### [YOUR GOAL]
Here is the task for the listing below: output exactly the lines from the one containing "Generate a component" through the one containing "const ANIOS = ['03', '04', '05', '06']", and leave out the pictures.

==*==

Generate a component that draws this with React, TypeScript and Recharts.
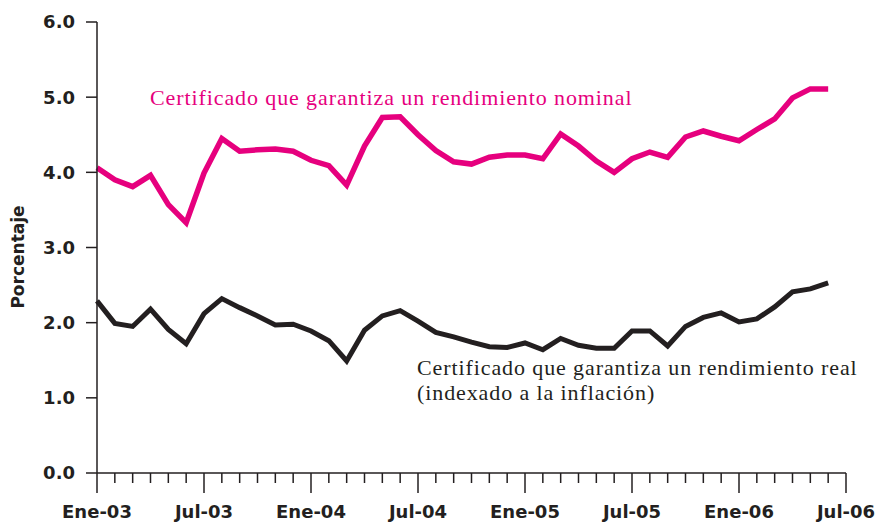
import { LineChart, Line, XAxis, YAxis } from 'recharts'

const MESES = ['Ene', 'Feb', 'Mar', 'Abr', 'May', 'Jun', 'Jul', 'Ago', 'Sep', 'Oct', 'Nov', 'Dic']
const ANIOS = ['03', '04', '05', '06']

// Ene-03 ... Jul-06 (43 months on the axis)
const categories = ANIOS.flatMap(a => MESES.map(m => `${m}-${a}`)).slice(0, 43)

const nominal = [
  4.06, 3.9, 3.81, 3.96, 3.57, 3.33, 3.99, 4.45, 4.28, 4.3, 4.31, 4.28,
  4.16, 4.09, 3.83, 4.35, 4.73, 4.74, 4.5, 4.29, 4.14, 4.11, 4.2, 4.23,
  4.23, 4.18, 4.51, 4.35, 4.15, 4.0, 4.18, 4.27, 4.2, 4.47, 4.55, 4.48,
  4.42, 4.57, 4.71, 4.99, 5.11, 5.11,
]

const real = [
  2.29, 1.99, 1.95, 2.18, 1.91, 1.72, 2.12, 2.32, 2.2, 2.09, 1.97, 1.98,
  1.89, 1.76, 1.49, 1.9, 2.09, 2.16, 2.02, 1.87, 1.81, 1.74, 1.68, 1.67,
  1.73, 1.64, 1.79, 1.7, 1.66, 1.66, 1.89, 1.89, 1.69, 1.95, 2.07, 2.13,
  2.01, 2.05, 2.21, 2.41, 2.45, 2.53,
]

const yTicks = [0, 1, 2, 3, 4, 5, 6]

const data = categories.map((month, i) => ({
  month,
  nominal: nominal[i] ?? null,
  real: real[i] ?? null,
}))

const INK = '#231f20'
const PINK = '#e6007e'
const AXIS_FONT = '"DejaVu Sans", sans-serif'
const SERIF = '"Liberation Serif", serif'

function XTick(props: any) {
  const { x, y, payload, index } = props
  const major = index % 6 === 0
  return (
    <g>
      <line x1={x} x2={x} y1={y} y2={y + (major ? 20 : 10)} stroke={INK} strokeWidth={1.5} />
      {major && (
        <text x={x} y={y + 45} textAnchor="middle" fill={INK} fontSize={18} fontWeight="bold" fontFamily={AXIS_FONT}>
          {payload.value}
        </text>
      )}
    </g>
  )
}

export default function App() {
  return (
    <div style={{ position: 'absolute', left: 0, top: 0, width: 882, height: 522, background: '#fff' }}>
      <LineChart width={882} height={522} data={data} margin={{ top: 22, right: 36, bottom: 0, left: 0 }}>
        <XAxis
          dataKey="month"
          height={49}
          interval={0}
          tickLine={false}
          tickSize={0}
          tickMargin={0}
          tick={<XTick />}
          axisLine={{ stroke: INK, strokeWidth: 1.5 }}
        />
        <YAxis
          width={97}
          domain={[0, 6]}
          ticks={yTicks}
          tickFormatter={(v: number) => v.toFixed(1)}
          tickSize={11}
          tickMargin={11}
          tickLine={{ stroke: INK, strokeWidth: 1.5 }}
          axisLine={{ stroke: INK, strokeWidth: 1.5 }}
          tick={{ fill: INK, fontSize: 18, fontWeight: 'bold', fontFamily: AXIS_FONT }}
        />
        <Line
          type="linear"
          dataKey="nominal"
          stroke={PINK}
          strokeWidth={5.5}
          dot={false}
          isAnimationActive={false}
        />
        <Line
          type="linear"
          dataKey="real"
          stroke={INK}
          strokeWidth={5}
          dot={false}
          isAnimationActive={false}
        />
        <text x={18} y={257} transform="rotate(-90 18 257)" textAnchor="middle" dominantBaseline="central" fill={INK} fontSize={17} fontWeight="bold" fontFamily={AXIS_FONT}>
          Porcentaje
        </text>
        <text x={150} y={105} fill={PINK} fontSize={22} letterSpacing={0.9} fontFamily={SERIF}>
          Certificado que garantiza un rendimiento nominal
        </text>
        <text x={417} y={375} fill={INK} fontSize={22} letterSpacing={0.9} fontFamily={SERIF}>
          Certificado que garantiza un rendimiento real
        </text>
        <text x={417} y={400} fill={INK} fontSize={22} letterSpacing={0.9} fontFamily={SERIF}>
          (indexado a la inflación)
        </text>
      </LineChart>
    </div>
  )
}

==*==

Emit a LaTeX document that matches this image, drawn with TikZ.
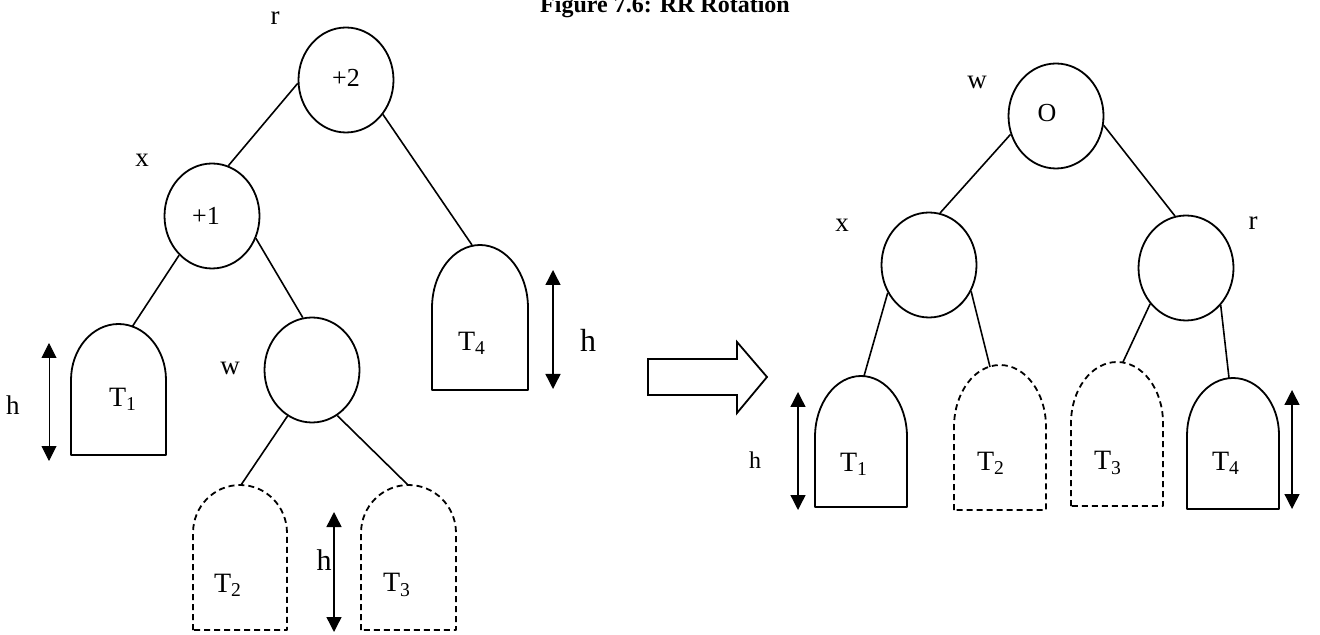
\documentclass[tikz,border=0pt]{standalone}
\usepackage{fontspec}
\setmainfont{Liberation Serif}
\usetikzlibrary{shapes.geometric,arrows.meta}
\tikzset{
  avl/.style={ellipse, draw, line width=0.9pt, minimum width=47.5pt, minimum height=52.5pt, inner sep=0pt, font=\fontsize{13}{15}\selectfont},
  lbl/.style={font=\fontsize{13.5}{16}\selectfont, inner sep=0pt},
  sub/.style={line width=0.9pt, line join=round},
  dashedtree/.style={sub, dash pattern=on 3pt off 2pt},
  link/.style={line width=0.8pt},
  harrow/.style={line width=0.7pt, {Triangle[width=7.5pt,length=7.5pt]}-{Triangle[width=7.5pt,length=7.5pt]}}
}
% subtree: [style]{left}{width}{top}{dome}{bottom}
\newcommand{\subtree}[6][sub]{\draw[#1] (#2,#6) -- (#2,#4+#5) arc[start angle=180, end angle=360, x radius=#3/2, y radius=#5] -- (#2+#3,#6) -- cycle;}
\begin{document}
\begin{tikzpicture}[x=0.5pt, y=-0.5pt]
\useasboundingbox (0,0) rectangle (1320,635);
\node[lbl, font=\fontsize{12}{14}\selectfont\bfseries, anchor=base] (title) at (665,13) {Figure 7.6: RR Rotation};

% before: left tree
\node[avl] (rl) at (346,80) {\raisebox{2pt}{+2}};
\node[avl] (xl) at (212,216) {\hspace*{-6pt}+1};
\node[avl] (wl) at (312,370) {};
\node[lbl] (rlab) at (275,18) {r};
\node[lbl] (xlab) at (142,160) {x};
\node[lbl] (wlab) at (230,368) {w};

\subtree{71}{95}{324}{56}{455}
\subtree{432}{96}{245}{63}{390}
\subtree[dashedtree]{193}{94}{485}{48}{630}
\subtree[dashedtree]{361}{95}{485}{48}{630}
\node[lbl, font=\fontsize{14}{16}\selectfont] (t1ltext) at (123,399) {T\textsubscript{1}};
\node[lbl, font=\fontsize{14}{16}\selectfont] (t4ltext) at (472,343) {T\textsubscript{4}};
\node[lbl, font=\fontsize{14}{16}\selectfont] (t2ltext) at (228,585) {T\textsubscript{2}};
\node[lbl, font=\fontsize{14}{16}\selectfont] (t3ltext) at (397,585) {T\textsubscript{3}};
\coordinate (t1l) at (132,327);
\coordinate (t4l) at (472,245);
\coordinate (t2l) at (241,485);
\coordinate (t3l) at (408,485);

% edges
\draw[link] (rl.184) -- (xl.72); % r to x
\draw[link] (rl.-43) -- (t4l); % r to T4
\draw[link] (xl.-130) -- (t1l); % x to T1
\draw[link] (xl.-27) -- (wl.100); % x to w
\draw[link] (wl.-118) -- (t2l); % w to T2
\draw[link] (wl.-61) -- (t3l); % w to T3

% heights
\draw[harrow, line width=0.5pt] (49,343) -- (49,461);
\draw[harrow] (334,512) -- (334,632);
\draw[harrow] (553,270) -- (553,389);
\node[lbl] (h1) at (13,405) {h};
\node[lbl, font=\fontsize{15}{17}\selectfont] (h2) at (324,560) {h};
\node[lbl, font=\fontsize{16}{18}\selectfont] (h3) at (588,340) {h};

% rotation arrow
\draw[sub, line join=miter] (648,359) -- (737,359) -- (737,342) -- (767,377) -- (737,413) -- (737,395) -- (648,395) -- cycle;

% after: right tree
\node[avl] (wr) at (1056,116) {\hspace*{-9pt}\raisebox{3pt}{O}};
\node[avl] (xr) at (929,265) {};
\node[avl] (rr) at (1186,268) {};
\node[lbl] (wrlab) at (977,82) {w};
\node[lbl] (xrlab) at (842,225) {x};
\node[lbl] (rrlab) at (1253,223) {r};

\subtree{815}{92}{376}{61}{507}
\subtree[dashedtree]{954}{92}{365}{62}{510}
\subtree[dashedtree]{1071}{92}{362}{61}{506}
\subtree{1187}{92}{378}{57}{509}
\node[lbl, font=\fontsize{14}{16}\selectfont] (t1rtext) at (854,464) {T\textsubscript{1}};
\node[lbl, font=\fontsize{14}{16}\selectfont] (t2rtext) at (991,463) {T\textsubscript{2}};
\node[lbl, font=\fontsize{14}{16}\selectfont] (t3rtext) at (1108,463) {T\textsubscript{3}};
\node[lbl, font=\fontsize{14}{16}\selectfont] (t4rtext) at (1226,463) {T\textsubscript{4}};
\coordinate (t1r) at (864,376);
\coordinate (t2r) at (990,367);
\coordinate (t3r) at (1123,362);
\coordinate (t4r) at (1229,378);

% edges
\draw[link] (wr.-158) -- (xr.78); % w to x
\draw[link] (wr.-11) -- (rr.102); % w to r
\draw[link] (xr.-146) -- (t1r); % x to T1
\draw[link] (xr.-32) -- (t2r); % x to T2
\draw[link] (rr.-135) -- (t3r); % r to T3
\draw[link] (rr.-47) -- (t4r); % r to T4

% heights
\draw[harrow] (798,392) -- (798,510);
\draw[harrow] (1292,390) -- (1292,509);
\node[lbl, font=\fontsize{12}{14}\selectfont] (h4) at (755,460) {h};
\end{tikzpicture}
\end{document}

==*==

### [FINISHED EXERCISE]
Generate a component that draws this with React, TypeScript and Recharts.
import { LineChart, Line, XAxis, YAxis } from 'recharts'

const MESES = ['Ene', 'Feb', 'Mar', 'Abr', 'May', 'Jun', 'Jul', 'Ago', 'Sep', 'Oct', 'Nov', 'Dic']
const ANIOS = ['03', '04', '05', '06']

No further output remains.